Como he comentado en ocasiones anteriores, estoy encantado con mi Papyre 6.1 desde que lo adquirí hace dos años. Desde entonces, mi forma de entender la lectura ha cambiado radicalmente y la disfruto como nunca antes. Si a esto le añado una casi perfecta gestión de mi biblioteca digital con un programa tan fantástico como Calibre y las numerosas y ya imprescindibles ventajas de los libros electrónicos, puedo afirmar sin remordimientos que ya prácticamente no me acuerdo de la lectura en papel. Sin embargo, aún hay escollos que me impiden alcanzar la deseada perfección.
Como suele ser habitual cuando se introduce una novedad tecnológica en la sociedad, el ciudadano medio no suele tardar mucho en adoptarla y convertirla en algo habitual (y en muchos casos imprescindible) en su vida diaria. Pero esto no es así cuando hablamos de dos importantes agentes sociales: la industria y el gobierno.
En el caso de la industria literaria, sus miembros quieren mantener a toda costa un modelo de negocio que les ha reportado pingües beneficios durante siglos y que por la revolución de la Sociedad de la Información está tocando a su fin. Por ejemplo, los ebooks son apenas más baratos que sus copias en papel, cuando los costes de fabricación son muy inferiores. No tendrán más remedio que aprender de las industrias audiovisuales y «renovarse o morir». Mientras que en España se empeñan en no cambiar, en el resto del mundo triunfan iniciativas como Netflix o iTunes, por nombrar a dos de los casos más populares en el mundo del cine y la música respectivamente.
Precisamente el inmovilismo español me lleva al caso del gobierno y al tema principal de este artículo. ¿Cómo pretenden las mal llamadas industrias culturales mantener el status quo? Pues a base de leyes y decretazos anacrónicos e injustos con los ciudadanos (a los que se suele tratar o bien de consumidores o bien de delincuentes), obtenidos gracias a la presión ejercida sobre el gobierno de turno.

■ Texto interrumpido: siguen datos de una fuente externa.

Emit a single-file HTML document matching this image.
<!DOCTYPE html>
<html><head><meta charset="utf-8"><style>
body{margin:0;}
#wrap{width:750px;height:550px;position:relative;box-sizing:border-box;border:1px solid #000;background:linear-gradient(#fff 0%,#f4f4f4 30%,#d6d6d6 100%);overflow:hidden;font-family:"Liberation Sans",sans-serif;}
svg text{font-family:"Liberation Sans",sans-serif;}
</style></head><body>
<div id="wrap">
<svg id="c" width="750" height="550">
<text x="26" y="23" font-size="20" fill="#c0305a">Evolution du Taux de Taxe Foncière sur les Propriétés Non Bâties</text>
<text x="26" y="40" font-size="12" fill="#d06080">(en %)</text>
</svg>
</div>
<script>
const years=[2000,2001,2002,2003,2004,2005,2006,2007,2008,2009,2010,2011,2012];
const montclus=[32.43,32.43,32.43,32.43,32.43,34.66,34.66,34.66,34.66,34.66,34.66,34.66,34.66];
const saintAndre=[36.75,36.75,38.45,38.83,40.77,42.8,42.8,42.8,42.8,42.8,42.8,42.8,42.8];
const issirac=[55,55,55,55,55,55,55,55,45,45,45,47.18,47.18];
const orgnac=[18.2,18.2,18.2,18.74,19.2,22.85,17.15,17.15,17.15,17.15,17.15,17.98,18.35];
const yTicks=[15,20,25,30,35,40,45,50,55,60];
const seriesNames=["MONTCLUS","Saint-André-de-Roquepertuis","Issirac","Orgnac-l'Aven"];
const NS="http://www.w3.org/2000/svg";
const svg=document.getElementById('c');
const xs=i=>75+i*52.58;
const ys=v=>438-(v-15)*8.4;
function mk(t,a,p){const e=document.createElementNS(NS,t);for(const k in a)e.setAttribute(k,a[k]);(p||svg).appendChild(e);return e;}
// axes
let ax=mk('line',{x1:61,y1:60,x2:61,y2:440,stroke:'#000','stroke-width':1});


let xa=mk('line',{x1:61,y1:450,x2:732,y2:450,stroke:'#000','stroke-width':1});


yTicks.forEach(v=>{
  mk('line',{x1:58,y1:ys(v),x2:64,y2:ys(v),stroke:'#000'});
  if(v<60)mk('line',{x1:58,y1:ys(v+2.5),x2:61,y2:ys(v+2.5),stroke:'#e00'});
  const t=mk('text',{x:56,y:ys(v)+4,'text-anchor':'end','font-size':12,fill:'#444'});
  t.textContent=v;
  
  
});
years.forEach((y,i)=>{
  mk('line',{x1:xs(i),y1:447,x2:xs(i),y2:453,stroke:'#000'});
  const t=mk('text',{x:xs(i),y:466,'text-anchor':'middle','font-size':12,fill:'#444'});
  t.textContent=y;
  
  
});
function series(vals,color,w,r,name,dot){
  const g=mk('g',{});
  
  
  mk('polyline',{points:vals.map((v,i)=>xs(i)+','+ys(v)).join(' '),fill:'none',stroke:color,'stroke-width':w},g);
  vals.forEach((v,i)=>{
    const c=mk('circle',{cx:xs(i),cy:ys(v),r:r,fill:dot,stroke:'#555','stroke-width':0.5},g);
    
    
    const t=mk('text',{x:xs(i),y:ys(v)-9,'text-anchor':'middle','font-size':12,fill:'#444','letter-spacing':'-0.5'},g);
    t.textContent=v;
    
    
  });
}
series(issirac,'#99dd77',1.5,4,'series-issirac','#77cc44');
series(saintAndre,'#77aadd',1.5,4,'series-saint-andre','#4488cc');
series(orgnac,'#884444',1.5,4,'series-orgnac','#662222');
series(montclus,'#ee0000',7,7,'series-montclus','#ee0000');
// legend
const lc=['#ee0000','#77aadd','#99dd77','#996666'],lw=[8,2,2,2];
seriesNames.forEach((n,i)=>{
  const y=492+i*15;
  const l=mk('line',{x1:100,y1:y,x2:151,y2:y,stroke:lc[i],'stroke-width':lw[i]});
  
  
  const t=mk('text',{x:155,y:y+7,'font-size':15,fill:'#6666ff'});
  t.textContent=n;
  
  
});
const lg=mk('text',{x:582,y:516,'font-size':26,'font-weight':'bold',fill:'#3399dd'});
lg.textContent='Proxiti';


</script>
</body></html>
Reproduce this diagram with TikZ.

Uno de los más infaustos resultados de esta presión es el actual canon digital, aprobado en la última Ley de Propiedad Intelectual (LPI), un impuesto indiscriminado que se aplica a los medios digitales de almacenamiento y al equipamiento informático capaz de copias información con el que se pretende compensar a los autores por el derecho a la copia privada que reciben los usuarios de la propia LPI. Y digo indiscriminado porque aunque uno no almacene o copie información sujeta a derechos de autor de terceros, hay que pagar el dichoso canon digital. Pensemos por un momento lo que significa que una Universidad tenga que pagar 12 euros cada vez que adquiere un disco duro USB para un uso docente y/o investigador. ¡Se trata de dinero público que termina en manos privadas!
Pues bien, es desde el punto de vista de los ebooks donde la incongruencia del canon digital alcanza sus mayores cotas. Pongámonos en situación con un ejemplo: supongamos que adquiero un flamante lector de libros electrónicos y, para almacenar mis lecturas digitales, compro también una tarjeta de memoria con suficiente capacidad, con un sobrecoste de 0,3 euros en concepto de canon digital. Si guardo libros por los que sus autores no piden compensación económica, c0mo es el caso de los libros de licencia libre, los de dominio público o los que simplemente sus autores quieren regalar en su edición digital (recuerdo cuando Alberto Vázquez-Figueroa puso gratuitamente en su web una copia de su novela Por mil millones de dólares), ya tenemos un conflicto con el canon porque… ¿por qué pago por algo por lo que LEGALMENTE no tengo que compensar económicamente a nadie?
Pero aún es peor el caso en el que guardo libros que he comprado, al igual que hago con las ediciones en papel. Si ya he compensado tanto al autor como a la editorial al pagar por el libro, ¿por qué pago el canon? ¿Por el derecho a la copia privada? Pero si el libro digital es el propio objeto de la transacción económica, ¿cómo voy a pagar por copiarlo si no hay otra manera de introducirlo en la tarjeta de memoria y disfrutarlo en mi ereader? ¿Se puede ser más incoherente e injusto?
Sé que 30 céntimos de euro es muy poco dinero dentro del coste total de una tarjeta de memoria y que no merece el esfuerzo de reclamar la devolución del canon, pero es que si se suman todos esos 0,3 euros por tarjeta, los receptores del canon reciben unos grandes ingresos que encima no les pertenecen en justicia.
¿Se puede hacer algo? Sin duda, expresar nuestro desacuerdo a quién nos quiera escuchar y apoyar las campañas organizadas por asociaciones de usuarios y consumidores para presionar al gobierno para que desarrolle mecanismos de compensación a los autores (que, no olvidemos nunca, están en su derecho de reclamar) justos para todas las partes involucradas. Y tú, ¿qué piensas hacer al respecto?